Measurement schemes for quantum linear equation solvers

Abstract

Solving computational fluid dynamics (CFD) problems requires the inversion of a linear system of equations, which can be done using a quantum algorithm for matrix inversion (Gilyén et al 2019 Proc. 51st Annual ACM SIGACT Symp. on Theory of Computing 193–204). However, the number of shots required to measure the output of the system can be prohibitive and remove any advantage obtained by quantum computing. In this work we propose a scheme for measuring the output of a quantum singular value transform (QSVT) matrix inversion algorithm specifically for the CFD use case. We use a quantum signal processing based amplitude estimation algorithm (Rall and Fuller 2023 Quantum7 937) and show how it can be combined with the QSVT matrix inversion algorithm.
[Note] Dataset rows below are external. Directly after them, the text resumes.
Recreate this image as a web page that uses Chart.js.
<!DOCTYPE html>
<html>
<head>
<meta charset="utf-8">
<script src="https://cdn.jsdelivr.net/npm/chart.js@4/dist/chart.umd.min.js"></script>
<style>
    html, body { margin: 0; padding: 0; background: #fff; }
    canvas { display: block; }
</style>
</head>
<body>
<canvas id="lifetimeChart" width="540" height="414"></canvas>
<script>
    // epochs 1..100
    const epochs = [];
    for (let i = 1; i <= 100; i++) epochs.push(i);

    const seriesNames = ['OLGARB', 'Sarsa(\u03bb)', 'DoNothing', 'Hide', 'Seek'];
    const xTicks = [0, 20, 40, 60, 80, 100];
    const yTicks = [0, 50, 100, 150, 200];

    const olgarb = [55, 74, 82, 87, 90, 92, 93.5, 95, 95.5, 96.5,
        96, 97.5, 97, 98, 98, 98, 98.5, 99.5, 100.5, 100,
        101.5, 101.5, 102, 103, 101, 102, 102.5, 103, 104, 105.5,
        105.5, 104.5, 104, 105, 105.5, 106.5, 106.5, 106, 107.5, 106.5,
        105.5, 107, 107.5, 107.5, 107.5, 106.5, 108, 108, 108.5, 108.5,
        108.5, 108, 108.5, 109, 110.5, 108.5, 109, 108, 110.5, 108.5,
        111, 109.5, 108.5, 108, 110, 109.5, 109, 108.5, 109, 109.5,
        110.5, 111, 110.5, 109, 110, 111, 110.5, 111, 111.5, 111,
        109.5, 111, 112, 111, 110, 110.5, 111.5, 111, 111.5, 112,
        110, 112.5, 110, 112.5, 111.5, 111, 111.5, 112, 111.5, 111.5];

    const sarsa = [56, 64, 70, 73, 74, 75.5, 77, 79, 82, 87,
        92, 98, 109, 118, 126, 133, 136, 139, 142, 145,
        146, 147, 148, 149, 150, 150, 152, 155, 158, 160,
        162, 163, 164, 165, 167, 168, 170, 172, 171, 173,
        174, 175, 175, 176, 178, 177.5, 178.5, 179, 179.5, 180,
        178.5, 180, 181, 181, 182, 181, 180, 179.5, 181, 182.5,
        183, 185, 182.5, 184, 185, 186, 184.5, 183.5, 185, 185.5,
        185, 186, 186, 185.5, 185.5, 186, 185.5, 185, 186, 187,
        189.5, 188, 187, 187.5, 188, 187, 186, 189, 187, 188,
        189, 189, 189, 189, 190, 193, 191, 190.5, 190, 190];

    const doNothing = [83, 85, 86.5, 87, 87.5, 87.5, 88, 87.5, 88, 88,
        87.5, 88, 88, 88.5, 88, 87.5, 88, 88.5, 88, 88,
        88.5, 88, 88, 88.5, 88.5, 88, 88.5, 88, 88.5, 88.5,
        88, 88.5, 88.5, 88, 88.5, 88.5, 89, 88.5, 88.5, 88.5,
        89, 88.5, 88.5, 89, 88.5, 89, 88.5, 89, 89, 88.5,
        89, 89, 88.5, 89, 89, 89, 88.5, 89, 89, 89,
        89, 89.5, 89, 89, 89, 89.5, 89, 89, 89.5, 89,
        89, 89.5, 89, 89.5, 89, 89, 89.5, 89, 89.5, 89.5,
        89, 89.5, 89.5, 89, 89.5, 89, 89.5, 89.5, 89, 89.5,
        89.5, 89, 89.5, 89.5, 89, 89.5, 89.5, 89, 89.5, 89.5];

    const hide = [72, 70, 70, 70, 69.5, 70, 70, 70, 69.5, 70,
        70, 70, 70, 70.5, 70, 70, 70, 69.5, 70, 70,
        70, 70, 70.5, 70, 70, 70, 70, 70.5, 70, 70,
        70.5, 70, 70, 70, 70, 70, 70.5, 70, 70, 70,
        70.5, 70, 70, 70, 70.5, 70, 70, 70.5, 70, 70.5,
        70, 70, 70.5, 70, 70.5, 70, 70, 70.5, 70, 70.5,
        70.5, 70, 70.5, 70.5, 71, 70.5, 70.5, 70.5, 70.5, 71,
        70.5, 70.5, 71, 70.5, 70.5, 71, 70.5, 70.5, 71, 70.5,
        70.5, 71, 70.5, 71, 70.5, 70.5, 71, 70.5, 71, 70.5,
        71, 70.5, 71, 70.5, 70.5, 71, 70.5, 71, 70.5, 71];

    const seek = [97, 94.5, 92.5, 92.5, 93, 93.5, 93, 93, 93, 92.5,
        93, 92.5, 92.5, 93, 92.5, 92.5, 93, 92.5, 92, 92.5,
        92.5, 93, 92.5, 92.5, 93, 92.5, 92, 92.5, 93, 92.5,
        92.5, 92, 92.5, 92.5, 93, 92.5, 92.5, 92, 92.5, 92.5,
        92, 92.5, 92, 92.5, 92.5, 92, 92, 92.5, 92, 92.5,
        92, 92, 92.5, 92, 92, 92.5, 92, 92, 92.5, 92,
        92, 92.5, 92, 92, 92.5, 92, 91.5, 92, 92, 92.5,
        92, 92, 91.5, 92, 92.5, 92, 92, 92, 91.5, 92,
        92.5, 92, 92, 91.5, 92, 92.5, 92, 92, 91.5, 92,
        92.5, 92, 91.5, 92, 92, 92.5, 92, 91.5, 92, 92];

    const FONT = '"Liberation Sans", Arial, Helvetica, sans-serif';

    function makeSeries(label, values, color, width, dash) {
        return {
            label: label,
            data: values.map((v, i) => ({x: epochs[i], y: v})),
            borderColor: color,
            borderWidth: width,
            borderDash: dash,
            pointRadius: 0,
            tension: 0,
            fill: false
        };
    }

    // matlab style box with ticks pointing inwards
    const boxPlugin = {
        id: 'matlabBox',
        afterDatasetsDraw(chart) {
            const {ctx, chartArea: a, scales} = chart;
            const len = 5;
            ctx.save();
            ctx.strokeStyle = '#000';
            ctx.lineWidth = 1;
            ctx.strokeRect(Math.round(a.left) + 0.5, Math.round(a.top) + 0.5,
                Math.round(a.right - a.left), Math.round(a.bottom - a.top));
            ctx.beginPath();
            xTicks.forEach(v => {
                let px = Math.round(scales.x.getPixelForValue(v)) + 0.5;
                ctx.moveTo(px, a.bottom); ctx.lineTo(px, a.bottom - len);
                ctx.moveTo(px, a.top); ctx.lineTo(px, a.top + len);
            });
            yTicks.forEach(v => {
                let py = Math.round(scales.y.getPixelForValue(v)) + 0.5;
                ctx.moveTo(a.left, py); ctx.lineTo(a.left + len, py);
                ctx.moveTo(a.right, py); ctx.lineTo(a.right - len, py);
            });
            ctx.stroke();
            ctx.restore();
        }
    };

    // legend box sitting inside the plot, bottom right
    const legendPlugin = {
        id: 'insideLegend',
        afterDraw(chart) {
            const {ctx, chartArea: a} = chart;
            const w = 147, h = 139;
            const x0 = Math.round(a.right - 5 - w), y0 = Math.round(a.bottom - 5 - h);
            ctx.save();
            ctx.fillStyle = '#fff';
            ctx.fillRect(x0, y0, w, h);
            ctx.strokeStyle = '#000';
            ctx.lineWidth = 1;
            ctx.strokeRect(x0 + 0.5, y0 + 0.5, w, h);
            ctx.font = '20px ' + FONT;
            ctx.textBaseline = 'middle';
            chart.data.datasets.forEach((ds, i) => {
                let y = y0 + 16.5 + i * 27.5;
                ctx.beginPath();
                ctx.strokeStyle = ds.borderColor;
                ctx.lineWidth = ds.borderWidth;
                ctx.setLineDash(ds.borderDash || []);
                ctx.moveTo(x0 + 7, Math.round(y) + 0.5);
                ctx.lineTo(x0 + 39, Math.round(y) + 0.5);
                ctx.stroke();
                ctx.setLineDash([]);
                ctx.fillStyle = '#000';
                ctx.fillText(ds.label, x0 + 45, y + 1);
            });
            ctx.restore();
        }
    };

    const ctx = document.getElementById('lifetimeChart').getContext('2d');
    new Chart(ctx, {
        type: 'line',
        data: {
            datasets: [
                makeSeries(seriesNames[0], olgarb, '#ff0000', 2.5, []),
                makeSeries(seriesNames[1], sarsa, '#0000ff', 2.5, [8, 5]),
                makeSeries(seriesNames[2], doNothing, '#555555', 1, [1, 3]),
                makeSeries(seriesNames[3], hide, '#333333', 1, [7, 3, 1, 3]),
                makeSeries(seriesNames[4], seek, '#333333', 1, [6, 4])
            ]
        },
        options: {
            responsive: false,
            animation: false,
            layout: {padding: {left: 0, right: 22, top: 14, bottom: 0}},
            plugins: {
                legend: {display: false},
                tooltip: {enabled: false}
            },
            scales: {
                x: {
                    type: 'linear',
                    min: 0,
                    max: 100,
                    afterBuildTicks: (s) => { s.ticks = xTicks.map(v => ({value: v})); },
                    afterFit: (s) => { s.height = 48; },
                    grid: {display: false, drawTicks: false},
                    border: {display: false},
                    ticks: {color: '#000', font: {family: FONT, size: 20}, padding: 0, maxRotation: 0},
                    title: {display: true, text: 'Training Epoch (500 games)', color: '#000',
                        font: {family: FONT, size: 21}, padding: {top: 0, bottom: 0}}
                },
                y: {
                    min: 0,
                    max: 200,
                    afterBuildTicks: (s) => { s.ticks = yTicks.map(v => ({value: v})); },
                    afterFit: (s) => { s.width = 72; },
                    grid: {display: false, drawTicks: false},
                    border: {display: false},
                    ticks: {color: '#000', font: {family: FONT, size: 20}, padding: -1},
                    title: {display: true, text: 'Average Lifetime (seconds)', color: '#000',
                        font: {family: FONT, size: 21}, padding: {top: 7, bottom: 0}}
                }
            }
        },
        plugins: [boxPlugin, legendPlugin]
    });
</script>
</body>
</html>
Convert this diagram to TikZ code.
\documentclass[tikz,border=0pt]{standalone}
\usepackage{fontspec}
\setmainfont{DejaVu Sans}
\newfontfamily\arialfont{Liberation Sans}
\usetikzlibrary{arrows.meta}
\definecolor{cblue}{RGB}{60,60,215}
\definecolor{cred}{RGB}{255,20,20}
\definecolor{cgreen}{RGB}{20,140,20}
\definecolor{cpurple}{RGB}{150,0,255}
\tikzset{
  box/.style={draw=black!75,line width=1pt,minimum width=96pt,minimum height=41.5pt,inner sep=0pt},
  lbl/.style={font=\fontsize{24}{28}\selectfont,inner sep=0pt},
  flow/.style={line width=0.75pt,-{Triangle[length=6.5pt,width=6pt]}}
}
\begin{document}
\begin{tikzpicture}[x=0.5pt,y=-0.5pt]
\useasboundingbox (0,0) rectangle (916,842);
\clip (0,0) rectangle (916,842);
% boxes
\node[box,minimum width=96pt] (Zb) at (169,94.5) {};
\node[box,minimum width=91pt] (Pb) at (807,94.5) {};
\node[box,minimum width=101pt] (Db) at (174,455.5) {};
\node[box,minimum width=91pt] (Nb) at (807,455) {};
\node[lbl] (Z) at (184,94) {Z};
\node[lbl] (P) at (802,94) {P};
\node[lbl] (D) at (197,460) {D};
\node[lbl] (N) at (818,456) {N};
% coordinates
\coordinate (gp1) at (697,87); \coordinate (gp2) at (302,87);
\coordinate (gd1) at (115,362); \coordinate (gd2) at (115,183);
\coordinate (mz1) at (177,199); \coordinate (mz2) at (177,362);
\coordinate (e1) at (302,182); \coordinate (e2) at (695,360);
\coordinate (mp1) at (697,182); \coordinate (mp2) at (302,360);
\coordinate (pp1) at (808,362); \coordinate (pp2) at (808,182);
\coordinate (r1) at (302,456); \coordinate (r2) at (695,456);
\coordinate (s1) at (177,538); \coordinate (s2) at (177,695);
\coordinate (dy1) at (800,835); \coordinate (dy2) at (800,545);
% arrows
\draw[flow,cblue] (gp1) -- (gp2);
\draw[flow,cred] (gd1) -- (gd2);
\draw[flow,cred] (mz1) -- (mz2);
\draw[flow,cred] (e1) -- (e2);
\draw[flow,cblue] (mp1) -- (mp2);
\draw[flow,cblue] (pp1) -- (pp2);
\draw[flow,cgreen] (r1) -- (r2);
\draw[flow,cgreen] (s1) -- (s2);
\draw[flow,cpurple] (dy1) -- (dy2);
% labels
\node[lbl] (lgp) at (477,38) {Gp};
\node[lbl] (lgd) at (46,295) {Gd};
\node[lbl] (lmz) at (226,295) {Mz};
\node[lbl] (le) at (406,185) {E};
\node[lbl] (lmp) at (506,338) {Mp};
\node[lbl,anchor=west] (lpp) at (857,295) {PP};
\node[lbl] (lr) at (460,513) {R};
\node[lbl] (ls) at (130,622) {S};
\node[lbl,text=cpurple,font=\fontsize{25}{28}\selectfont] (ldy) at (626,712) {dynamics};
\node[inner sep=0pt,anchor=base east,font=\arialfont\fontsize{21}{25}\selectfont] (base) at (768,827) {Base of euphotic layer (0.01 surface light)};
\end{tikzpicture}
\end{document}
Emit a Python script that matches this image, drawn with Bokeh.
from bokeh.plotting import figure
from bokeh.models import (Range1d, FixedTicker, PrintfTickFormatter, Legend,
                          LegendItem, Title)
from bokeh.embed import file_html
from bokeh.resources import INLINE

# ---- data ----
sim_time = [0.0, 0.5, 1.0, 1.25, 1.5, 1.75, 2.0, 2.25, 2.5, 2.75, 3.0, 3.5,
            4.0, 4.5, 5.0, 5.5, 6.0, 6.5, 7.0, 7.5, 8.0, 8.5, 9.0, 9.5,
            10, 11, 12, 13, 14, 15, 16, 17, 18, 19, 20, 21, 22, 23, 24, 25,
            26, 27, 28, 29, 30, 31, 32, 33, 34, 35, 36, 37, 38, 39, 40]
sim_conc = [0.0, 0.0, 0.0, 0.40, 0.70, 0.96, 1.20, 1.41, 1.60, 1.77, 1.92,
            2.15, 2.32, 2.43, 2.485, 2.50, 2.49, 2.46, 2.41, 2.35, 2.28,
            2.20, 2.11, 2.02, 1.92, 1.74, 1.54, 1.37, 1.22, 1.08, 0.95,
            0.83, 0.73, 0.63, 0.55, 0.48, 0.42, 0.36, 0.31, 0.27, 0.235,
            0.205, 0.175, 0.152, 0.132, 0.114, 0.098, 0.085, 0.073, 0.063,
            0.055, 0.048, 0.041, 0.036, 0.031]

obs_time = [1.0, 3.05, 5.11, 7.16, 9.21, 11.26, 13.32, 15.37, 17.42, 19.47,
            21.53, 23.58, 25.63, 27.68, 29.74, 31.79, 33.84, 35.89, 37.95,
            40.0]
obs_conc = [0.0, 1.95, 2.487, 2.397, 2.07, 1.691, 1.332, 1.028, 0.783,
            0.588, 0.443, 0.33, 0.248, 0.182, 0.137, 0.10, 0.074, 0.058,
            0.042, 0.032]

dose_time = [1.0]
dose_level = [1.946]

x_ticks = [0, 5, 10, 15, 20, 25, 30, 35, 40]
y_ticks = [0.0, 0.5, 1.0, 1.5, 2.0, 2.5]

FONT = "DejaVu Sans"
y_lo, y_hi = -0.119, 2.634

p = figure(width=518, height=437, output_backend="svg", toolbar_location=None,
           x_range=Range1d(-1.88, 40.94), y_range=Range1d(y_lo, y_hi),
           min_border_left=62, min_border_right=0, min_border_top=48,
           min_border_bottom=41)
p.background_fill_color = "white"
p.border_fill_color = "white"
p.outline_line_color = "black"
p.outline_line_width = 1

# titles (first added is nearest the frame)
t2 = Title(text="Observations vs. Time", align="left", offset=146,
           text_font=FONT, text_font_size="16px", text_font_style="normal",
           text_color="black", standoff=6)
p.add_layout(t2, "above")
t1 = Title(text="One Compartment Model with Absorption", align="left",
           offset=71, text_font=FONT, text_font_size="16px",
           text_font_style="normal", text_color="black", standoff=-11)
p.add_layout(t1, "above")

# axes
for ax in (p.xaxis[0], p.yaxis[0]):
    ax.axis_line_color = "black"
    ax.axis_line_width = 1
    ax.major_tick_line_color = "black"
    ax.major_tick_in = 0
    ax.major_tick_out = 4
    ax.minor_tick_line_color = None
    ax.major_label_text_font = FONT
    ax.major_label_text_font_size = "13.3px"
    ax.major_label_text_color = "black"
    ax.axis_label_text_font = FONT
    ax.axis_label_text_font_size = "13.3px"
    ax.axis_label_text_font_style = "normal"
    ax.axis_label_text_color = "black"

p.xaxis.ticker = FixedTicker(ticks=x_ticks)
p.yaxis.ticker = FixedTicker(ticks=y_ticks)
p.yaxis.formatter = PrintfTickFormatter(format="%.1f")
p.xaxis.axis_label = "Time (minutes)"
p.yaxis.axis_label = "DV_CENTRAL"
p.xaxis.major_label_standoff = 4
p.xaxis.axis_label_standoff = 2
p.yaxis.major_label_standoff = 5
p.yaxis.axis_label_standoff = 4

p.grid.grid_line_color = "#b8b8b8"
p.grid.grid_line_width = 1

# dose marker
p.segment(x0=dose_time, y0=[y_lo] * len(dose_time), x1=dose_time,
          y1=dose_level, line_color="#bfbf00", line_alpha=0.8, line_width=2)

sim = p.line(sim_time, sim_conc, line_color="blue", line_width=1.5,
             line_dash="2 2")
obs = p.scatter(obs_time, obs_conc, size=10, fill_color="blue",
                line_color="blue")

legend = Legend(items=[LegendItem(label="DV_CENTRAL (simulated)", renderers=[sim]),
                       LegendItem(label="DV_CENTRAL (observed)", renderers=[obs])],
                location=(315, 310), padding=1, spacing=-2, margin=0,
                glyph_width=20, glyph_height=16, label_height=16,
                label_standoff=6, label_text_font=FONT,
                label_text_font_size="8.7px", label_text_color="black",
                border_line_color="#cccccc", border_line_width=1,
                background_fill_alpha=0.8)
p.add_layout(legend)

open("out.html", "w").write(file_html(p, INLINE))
We perform a detailed resource estimation of the amount of computational resources required for a single iteration of amplitude estimation, and compare the costs of amplitude estimation with the cost of not doing amplitude estimation and measuring the whole wavefunction. We also propose a measurement scheme to reduce the number of amplitudes measured in the CFD example by focussing on large amplitudes only. We simulate the whole CFD loop, finding that thus measuring only a small number of the total amplitudes in the output vector still results in an acceptable level of overall error.